» **Written instruction**
Take the lines from the head of the listing through the one bearing "eval_y = [11.05]" and copy them exactly, leaving every picture out.

___ Task data ___

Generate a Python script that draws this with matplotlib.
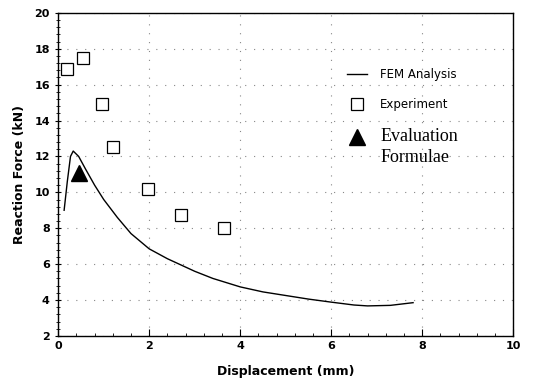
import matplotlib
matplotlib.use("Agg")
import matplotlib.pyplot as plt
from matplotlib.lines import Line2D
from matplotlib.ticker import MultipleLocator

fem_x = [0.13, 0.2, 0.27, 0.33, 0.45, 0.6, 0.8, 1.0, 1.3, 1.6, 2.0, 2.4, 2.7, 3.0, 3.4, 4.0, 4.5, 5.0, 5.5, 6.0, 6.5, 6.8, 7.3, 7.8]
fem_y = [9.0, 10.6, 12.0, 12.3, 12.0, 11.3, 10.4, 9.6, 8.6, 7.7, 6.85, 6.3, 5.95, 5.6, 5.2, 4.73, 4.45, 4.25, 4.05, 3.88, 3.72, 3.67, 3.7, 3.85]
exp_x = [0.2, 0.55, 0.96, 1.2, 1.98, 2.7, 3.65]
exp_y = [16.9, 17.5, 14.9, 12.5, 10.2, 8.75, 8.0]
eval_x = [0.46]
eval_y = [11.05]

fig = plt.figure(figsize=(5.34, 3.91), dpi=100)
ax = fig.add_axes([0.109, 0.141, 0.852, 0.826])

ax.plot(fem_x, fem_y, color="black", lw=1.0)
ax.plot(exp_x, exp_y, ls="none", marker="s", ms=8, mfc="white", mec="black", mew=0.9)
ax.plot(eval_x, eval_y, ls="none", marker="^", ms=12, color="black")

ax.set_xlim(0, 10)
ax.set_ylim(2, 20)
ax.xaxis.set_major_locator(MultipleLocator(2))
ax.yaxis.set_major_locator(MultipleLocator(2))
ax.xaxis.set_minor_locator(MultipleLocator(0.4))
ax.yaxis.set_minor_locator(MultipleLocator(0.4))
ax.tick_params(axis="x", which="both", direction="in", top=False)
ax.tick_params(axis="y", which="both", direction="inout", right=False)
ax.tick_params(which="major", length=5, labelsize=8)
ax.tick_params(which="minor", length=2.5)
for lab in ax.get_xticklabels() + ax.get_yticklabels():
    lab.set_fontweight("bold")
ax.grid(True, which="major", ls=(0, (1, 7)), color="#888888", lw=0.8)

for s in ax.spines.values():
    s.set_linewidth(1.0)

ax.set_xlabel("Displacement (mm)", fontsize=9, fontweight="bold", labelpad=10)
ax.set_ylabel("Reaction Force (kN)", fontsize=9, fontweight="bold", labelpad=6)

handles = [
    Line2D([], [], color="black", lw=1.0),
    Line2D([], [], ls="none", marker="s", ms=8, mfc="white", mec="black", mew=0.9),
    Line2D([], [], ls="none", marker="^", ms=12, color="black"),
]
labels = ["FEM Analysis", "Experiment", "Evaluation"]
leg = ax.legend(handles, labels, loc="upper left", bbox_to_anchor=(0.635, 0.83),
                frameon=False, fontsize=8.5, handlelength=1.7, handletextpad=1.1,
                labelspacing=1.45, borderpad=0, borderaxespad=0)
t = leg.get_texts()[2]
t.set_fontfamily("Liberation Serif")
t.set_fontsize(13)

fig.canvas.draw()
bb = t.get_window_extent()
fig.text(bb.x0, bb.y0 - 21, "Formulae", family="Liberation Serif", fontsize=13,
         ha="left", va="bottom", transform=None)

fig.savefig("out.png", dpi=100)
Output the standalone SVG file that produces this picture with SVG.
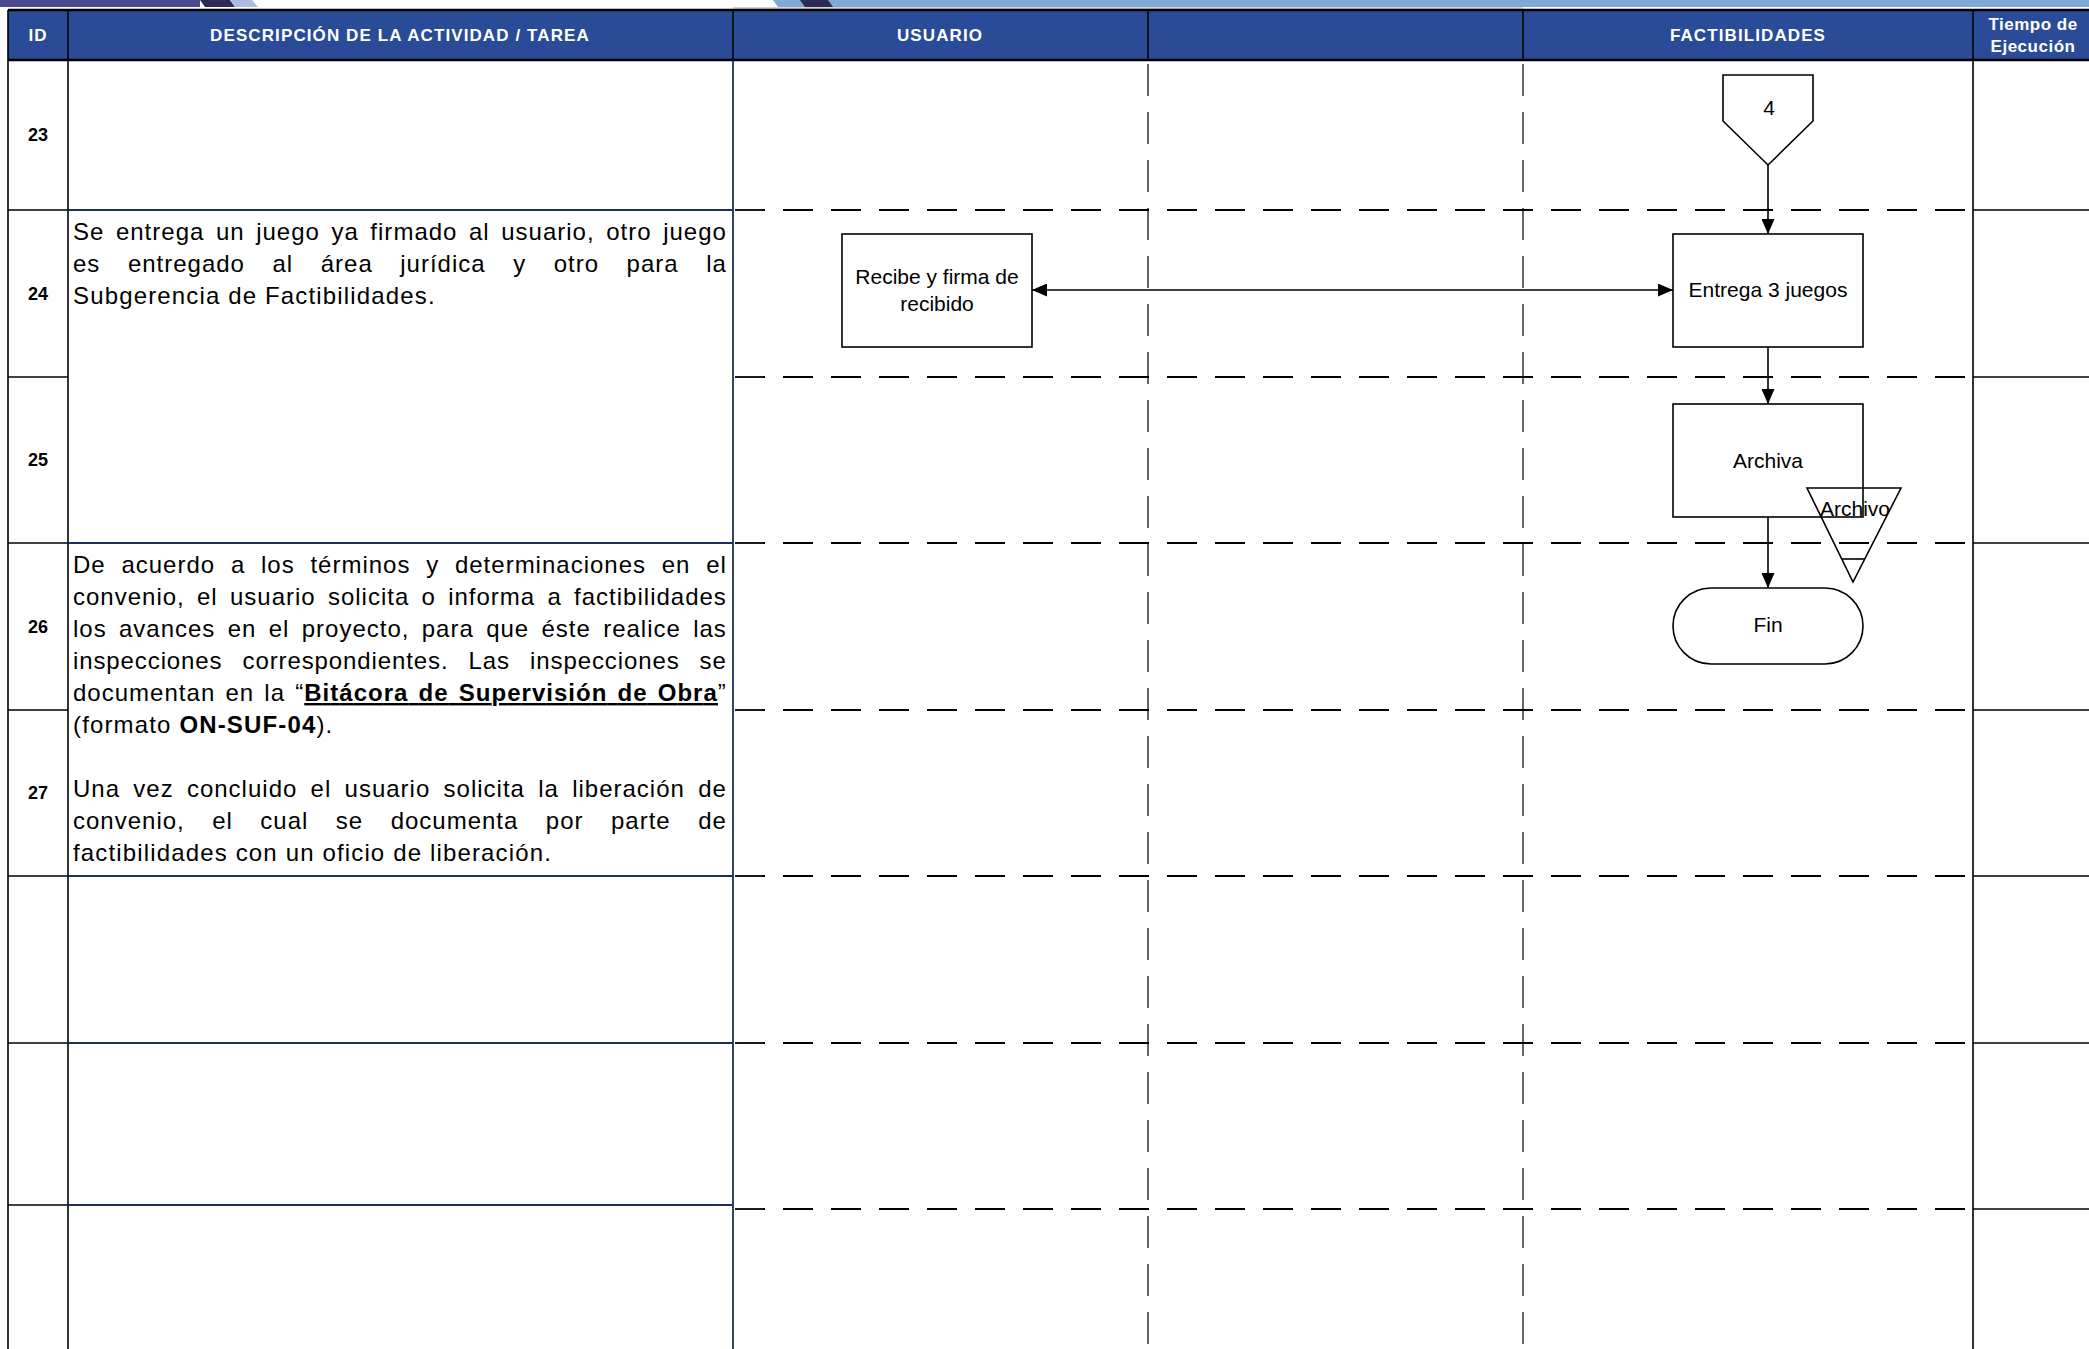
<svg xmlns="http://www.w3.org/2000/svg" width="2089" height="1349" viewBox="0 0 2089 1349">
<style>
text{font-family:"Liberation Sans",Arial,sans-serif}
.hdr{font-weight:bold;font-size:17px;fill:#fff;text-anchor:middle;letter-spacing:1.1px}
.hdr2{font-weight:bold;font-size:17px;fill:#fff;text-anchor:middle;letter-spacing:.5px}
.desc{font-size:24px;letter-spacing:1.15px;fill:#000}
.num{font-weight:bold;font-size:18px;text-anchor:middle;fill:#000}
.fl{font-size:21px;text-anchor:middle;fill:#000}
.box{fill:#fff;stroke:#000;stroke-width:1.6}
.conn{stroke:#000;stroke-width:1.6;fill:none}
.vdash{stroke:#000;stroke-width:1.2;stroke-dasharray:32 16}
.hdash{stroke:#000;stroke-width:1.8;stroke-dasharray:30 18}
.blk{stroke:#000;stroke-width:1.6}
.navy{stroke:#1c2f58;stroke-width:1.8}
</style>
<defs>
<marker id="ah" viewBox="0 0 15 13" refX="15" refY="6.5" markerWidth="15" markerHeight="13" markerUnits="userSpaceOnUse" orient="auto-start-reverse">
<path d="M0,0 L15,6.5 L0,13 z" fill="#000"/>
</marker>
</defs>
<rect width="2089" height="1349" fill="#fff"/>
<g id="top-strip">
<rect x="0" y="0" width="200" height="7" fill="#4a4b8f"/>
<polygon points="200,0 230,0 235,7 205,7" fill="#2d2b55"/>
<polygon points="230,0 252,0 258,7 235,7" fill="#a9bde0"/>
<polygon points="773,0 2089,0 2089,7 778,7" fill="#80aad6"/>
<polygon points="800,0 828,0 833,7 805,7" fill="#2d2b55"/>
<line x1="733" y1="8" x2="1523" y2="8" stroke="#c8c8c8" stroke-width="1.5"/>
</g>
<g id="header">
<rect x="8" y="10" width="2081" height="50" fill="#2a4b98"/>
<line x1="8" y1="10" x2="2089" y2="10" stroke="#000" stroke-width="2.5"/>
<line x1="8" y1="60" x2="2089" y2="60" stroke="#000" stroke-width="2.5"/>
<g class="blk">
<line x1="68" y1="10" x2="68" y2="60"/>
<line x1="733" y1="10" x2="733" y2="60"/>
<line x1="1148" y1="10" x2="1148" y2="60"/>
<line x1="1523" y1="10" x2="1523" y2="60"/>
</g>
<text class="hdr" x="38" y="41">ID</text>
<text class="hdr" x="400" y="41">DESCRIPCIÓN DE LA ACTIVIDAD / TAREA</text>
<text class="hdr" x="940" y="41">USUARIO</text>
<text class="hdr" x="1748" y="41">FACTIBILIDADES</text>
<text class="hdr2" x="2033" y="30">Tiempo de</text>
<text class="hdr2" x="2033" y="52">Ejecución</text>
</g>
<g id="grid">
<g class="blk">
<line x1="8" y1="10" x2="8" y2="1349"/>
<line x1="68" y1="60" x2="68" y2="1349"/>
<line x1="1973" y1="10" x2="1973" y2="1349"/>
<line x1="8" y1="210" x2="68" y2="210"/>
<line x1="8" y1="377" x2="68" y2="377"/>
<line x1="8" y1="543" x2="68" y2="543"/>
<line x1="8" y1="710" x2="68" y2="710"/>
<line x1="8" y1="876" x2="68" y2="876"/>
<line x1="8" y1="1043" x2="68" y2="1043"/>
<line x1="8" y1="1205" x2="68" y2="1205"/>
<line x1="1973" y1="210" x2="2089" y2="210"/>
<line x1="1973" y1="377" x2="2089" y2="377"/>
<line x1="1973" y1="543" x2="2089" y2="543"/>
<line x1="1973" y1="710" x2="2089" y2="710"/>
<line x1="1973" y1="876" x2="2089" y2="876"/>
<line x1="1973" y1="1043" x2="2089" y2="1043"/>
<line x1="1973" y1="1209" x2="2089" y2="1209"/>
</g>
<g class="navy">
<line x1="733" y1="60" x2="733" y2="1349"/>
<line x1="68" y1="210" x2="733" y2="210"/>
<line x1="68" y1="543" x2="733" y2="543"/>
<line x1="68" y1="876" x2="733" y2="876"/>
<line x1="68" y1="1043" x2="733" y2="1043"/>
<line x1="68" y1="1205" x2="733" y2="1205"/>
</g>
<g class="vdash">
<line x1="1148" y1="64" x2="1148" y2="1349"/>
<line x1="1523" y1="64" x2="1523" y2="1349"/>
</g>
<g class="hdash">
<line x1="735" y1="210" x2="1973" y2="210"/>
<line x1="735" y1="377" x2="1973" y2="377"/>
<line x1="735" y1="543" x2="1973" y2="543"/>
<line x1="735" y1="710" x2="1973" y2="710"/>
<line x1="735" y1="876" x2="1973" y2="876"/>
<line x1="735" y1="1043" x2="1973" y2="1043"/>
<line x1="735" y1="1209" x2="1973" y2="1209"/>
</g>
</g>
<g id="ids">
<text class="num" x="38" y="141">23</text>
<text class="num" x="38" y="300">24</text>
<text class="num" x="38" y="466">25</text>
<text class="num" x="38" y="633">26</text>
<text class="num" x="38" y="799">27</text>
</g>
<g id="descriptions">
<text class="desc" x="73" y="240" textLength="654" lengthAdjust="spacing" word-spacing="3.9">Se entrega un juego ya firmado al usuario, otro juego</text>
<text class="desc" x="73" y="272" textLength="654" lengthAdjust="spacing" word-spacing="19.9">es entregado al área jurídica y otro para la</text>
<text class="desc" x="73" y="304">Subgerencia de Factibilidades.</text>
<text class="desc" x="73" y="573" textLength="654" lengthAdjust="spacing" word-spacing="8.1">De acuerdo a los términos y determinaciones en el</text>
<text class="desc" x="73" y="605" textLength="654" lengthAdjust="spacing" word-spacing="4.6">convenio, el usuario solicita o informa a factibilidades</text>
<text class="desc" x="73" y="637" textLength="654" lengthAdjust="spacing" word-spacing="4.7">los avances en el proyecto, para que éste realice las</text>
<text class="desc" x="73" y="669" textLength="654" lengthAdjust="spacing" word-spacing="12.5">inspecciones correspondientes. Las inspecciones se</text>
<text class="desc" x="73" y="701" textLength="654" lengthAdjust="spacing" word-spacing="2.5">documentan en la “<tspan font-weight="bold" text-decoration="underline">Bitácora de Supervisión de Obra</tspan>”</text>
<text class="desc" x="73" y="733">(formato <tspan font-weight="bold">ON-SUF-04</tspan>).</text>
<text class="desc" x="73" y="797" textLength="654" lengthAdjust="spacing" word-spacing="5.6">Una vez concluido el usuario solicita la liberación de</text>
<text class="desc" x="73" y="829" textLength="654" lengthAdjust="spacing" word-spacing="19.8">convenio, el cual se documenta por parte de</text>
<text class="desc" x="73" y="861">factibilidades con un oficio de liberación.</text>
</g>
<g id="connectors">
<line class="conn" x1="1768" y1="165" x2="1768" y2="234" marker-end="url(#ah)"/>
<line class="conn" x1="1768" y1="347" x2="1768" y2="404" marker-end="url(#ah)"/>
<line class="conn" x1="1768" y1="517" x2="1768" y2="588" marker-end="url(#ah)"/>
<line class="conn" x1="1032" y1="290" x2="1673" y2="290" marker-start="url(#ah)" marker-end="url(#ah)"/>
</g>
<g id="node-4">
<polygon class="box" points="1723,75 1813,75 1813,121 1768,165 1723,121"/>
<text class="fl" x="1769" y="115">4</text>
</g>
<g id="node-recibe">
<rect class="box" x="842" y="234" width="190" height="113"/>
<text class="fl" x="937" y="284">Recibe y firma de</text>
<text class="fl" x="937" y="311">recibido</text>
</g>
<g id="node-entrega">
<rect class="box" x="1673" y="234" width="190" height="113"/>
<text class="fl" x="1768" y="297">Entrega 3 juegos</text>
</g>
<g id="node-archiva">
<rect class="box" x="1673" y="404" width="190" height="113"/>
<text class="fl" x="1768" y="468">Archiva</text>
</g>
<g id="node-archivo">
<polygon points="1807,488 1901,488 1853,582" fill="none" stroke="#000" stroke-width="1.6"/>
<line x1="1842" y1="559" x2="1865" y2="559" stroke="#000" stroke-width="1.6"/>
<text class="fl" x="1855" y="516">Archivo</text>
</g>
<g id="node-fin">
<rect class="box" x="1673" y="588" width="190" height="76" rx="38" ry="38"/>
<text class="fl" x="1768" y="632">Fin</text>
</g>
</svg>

___

» **Response below**
Generate a Python script that draws this with matplotlib.
import matplotlib
matplotlib.use("Agg")
import matplotlib.pyplot as plt
from matplotlib.lines import Line2D
from matplotlib.ticker import MultipleLocator

fem_x = [0.13, 0.2, 0.27, 0.33, 0.45, 0.6, 0.8, 1.0, 1.3, 1.6, 2.0, 2.4, 2.7, 3.0, 3.4, 4.0, 4.5, 5.0, 5.5, 6.0, 6.5, 6.8, 7.3, 7.8]
fem_y = [9.0, 10.6, 12.0, 12.3, 12.0, 11.3, 10.4, 9.6, 8.6, 7.7, 6.85, 6.3, 5.95, 5.6, 5.2, 4.73, 4.45, 4.25, 4.05, 3.88, 3.72, 3.67, 3.7, 3.85]
exp_x = [0.2, 0.55, 0.96, 1.2, 1.98, 2.7, 3.65]
exp_y = [16.9, 17.5, 14.9, 12.5, 10.2, 8.75, 8.0]
eval_x = [0.46]
eval_y = [11.05]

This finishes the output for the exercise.